O pecado capital do investimento público em Portugal é a decisão avulsa, não enquadrada num plano geral de investimentos, ordenados pela sua prioridade. Há certamente muitas áreas a necessitar de investimento, mas há algumas mais importantes do que outras, há sectores com carências mais nítidas do que outros. Há, sobretudo, a necessidade de interiorizar que mil milhões aplicados a mais numa determinada obra estão a impedir, por exemplo, a construção de 12 mil habitações sociais.

As projecções de tráfego têm sido uma das falhas mais recorrentes no planeamento de investimentos públicos, inflacionadas para justificar demasiadas vezes o injustificável. Aliás, aquelas projecções têm sido tão estapafúrdias, que legitimam a suspeita de serem encomendadas para que se possam fazer obras absurdas, mas que permitem “comissões” muito interessantes a quem decide. Infelizmente, tudo indica que no caso do novo aeroporto se repetiu este erro e se caminhe para um sobredimensionamento indesculpável.

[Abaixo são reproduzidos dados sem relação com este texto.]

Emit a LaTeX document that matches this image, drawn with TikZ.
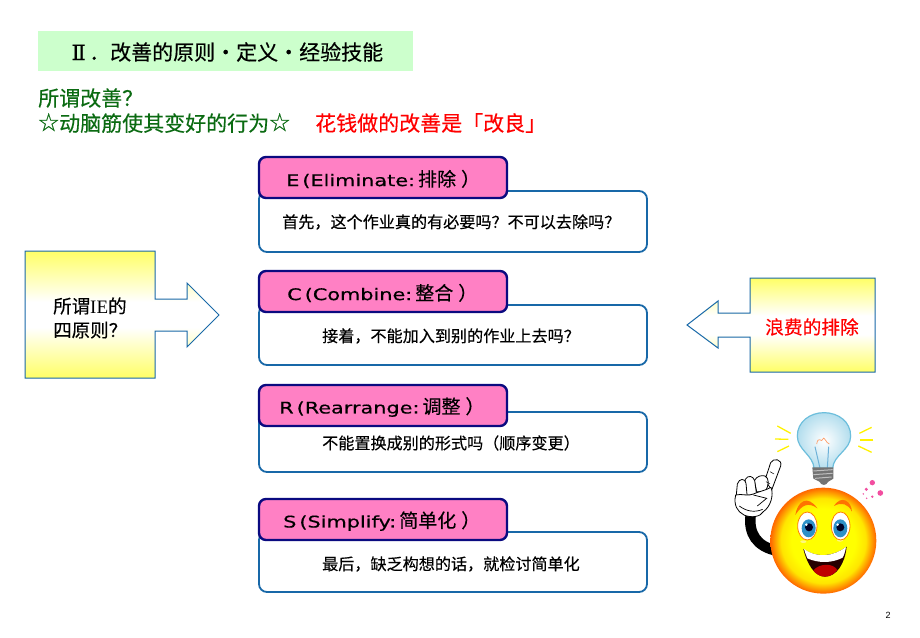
\documentclass[tikz,border=0pt]{standalone}
\usepackage{fontspec}
\setmainfont{Liberation Serif}
\newfontfamily\cjk[FakeBold=0.3]{Noto Sans CJK SC}
\newfontfamily\hdrlat[FakeStretch=1.3,FakeBold=0.4]{DejaVu Sans}
\newfontfamily\pagenum{Liberation Sans}
\newfontfamily\symfont[FakeBold=0.5]{DejaVu Sans}
\newfontfamily\romfont[FakeBold=0.2]{DejaVu Serif}
\definecolor{titlegreen}{HTML}{CCFFCC}
\definecolor{darkgreen}{HTML}{0B6B12}
\definecolor{boxblue}{HTML}{1868A8}
\definecolor{navyline}{HTML}{0A0A80}
\definecolor{headpink}{HTML}{FF80C4}
\definecolor{softyellow}{HTML}{FFFF66}
\definecolor{bulbedge}{HTML}{6CBEDC}
\definecolor{bulbfill}{HTML}{B4DEEE}
\definecolor{irisblue}{HTML}{2E90C8}
\pgfdeclareverticalshading{calloutshade}{100bp}{color(0bp)=(softyellow); color(25bp)=(softyellow); color(45bp)=(white); color(55bp)=(white); color(75bp)=(softyellow); color(100bp)=(softyellow)}
\pgfdeclareradialshading{faceshade}{\pgfpoint{0bp}{0bp}}{color(0bp)=(yellow); color(15bp)=(yellow); color(20bp)=(yellow!80!orange); color(24bp)=(orange); color(25bp)=(orange!80!red); color(50bp)=(orange!80!red)}
\newcommand{\hdrtext}[2]{{\hdrlat\fontsize{16}{18}\selectfont #1\hspace{3pt}(#2}}
\newcommand{\hdrtail}[1]{\hspace{3pt}{\cjk\fontsize{19}{20}\selectfont #1\hspace{5pt}）}}
\tikzset{
  bodybox/.style={draw=boxblue,line width=1.8pt,rounded corners=8pt,fill=white},
  headbox/.style={draw=navyline,line width=2.4pt,rounded corners=7pt,fill=headpink},
  headtext/.style={anchor=west,inner sep=0pt,text=black},
  bodytext/.style={anchor=west,inner sep=0pt,font=\cjk\fontsize{16.1}{18}\selectfont,text=black},
  bigtext/.style={anchor=west,inner sep=0pt,font=\cjk\fontsize{21}{24}\selectfont},
  callout/.style={draw=boxblue,line width=1pt,shading=calloutshade},
  ray/.style={draw=yellow,line width=1.3pt},
  hand/.style={draw=black,line width=0.8pt,fill=white,line join=round},
}
\begin{document}
\begin{tikzpicture}[x=1pt,y=-1pt]
\useasboundingbox (0,0) rectangle (920,637);
\fill[white] (0,0) rectangle (920,637);
% title
\node[fill=titlegreen,minimum width=375pt,minimum height=40pt,inner sep=0pt,anchor=north west] (title) at (38,31) {};
\node[anchor=west,inner sep=0pt,font=\cjk\fontsize{21}{24}\selectfont] (titletext) at (68,52) {\makebox[21pt]{\romfont Ⅱ}．改善的原则・定义・经验技能};
\node[bigtext,text=darkgreen] (q) at (38,98) {所谓改善？};
\node[bigtext,text=darkgreen] (act) at (38,123) {\makebox[21pt]{\symfont\fontsize{25}{24}\selectfont ☆}动脑筋使其变好的行为\makebox[21pt]{\symfont\fontsize{25}{24}\selectfont ☆}};
\node[bigtext,text=red] (cost) at (315,123) {花钱做的改善是「改良」};
% rows
\draw[bodybox] (259,191) rectangle (647,252);
\node[bodytext] (b1) at (282,222) {首先，这个作业真的有必要吗？不可以去除吗？};
\draw[headbox] (259,157) rectangle (507,198);
\node[headtext] (h1) at (286,179) {\hdrtext{E}{Eliminate:}\hdrtail{排除}};
\draw[bodybox] (259,305) rectangle (647,365);
\node[bodytext] (b2) at (322,336) {接着，不能加入到别的作业上去吗？};
\draw[headbox] (259,271) rectangle (507,312);
\node[headtext] (h2) at (287,293) {\hdrtext{C}{Combine:}\hdrtail{整合}};
\draw[bodybox] (259,412) rectangle (647,472);
\node[bodytext] (b3) at (322,443) {不能置换成别的形式吗（顺序变更）};
\draw[headbox] (259,385) rectangle (507,426);
\node[headtext] (h3) at (279,407) {\hdrtext{R}{Rearrange:}\hdrtail{调整}};
\draw[bodybox] (259,532) rectangle (647,592);
\node[bodytext] (b4) at (322,564) {最后，缺乏构想的话，就检讨简单化};
\draw[headbox] (259,499) rectangle (507,540);
\node[headtext] (h4) at (283,521) {\hdrtext{S}{Simplify:}\hdrtail{简单化}};
% left callout
\draw[callout] (25,251) -- (155,251) -- (155,299) -- (187,299) -- (187,283) -- (219,315) -- (187,347) -- (187,331) -- (155,331) -- (155,378) -- (25,378) -- cycle;
\node[anchor=west,inner sep=0pt,align=left,font=\cjk\fontsize{18.5}{24}\selectfont] (ltext) at (53,318) {所谓{\rmfamily\fontsize{19}{24}\selectfont IE}的\\四原则？};
% right callout
\draw[callout] (875,278) -- (875,372) -- (750,372) -- (750,337) -- (718,337) -- (718,348) -- (687,325) -- (718,301) -- (718,313) -- (750,313) -- (750,278) -- cycle;
\node[anchor=center,inner sep=0pt,text=red,font=\cjk\fontsize{18.7}{22}\selectfont] (rtext) at (812,327) {浪费的排除};
% page number
\node[inner sep=0pt,font=\pagenum\fontsize{9}{10}\selectfont] (pg) at (888,615) {2};
% cartoon
\begin{scope}[shift={(720,400)},x=0.3333pt,y=-0.3333pt]
  % rays
  \draw[ray] (172,78) -- (212,100); \draw[ray] (165,117) -- (205,118); \draw[ray] (172,155) -- (207,138);
  \draw[ray] (455,82) -- (418,100); \draw[ray] (460,120) -- (420,120); \draw[ray] (455,157) -- (415,138);
  % bulb
  \shade[inner color=white,outer color=bulbfill,draw=bulbedge,line width=1.2pt]
    (282,205) .. controls (280,165) and (232,150) .. (232,108) .. controls (232,65) and (270,38) .. (312,38)
    .. controls (355,38) and (392,65) .. (392,108) .. controls (392,150) and (340,165) .. (338,205) -- cycle;
  \draw[irisblue!70,line width=1pt] (300,205) -- (285,140) (322,205) -- (326,140);
  \draw[orange!70!red!60,line width=.7pt] (290,132) .. controls (295,105) and (305,130) .. (308,118) .. controls (312,105) and (318,130) .. (328,132);
  \fill[black!55] (277,202) -- (340,202) -- (340,236) -- (325,245) .. controls (318,258) and (305,258) .. (298,245) -- (280,236) -- cycle;
  \draw[black!25,line width=1pt] (280,213) -- (338,209) (280,224) -- (338,220) (285,235) -- (335,231);
  % pink dots
  \fill[magenta!60!pink] (457,248) circle (8) (481,279) circle (8.5) (439,268) circle (5) (457,290) circle (4) (430,282) circle (2.5) (440,295) circle (2.5);
  % arm
  \draw[black,line width=10.5pt] (92,345) .. controls (85,400) and (110,440) .. (170,452);
  % hand
  \draw[hand] (135,240) -- (152,188) .. controls (160,172) and (188,178) .. (182,198) -- (155,270) -- cycle;
  \draw[hand] (135,228) .. controls (148,235) and (148,255) .. (135,275) -- (110,275) -- (103,242) .. controls (110,228) and (125,225) .. (135,228) -- cycle;
  \draw[hand] (76,238) .. controls (84,224) and (100,228) .. (104,242) -- (110,285) -- (76,285) -- cycle;
  \draw[hand] (52,252) .. controls (58,234) and (75,234) .. (78,250) -- (82,295) -- (48,295) -- cycle;
  \draw[hand] (47,285) .. controls (40,315) and (52,335) .. (72,345) .. controls (95,355) and (122,350) .. (130,335) .. controls (152,320) and (162,285) .. (153,262) .. controls (135,272) and (115,275) .. (100,282) .. controls (85,290) and (65,280) .. (47,285) -- cycle;
  \draw[black,line width=.7pt] (58,318) .. controls (80,335) and (105,338) .. (128,328) (100,285) -- (140,295) -- (112,318);
  \draw[black,line width=.5pt] (150,215) -- (162,222) (138,245) -- (150,252);
  % face
  \shade[shading=faceshade] (310,422) circle (159);
  % cheeks
  \fill[white!50!yellow] (250,425) ellipse (9 and 4);
  \fill[white!50!yellow] (360,421) ellipse (9 and 4);
  % brows
  \fill[orange!90!red] (226,345) .. controls (232,305) and (262,282) .. (292,325) .. controls (265,305) and (245,315) .. (226,345) -- cycle;
  \fill[orange!90!red] (396,335) .. controls (395,305) and (365,282) .. (342,318) .. controls (365,305) and (385,312) .. (396,335) -- cycle;
  % eyes
  \draw[orange,line width=.8pt,fill=white] (262,378) ellipse (29 and 42);
  \draw[orange,line width=.8pt,fill=white] (362,378) ellipse (28 and 42);
  \fill[irisblue] (266,385) ellipse (21 and 27);
  \fill[irisblue] (361,385) ellipse (21 and 27);
  \fill[black!85!blue] (267,382) circle (12);
  \fill[black!85!blue] (361,382) circle (12);
  \fill[white] (259,374) circle (4);
  \fill[white] (353,374) circle (4);
  % mouth
  \fill[black!85!red] (250,447) .. controls (290,475) and (340,470) .. (380,440) .. controls (375,490) and (350,530) .. (315,530) .. controls (285,530) and (262,495) .. (250,447) -- cycle;
  \fill[white] (252,447) .. controls (290,475) and (340,470) .. (378,441) .. controls (376,455) and (372,465) .. (368,473) .. controls (335,490) and (295,490) .. (262,475) .. controls (258,465) and (255,457) .. (252,447) -- cycle;
  \fill[red!75!black] (280,512) .. controls (295,490) and (340,488) .. (352,510) .. controls (340,526) and (325,530) .. (315,530) .. controls (302,530) and (290,524) .. (280,512) -- cycle;
\end{scope}
\end{tikzpicture}
\end{document}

Em relação ao TGV, começamos por constatar que não existe carência de soluções. Existe hoje uma ligação ferroviária em duas versões: o Intercidades e o Alfa Pendular. É evidente que ir no Alfa é uma opção um pouco luxuosa, ainda que perfeitamente legítima.

O que tem que se sublinhar é que o TGV seria uma opção mais luxuosa do que o Alfa, necessariamente mais cara (com bilhetes talvez acima dos 40€). Poderia haver algum desvio de tráfego de avião para o TGV, mas o número de passageiros seria muito provavelmente insuficiente para amortizar o investimento, que seria deficitário.

Parece haver uma grande preocupação em conseguir fundos europeus para o TGV, “para não se perderem”, esquecendo que este dinheiro nos está a empurrar para um enorme erro e apenas servirá para cobrir alguns poucos anos do défice de exploração futuro. Ou seja, tudo indica que o TGV é uma solução caríssima para um problema que não existe, e que nos custará rios de dinheiro todos os anos, sem fim à vista.

Em contrapartida, imaginemos que estávamos a discutir o problema do investimento nos transportes, em que o TGV era comparado com as graves deficiências nos transportes públicos sobretudo nas áreas metropolitanas de Lisboa e Porto, em que milhões de pessoas perdem diariamente horas em deslocações ineficientes. Faria algum sentido optar por beneficiar a utilização esporádica de viajantes de luxo em detrimento do uso diário de milhões com menos posses?

O autor escreve de acordo com a antiga ortografia.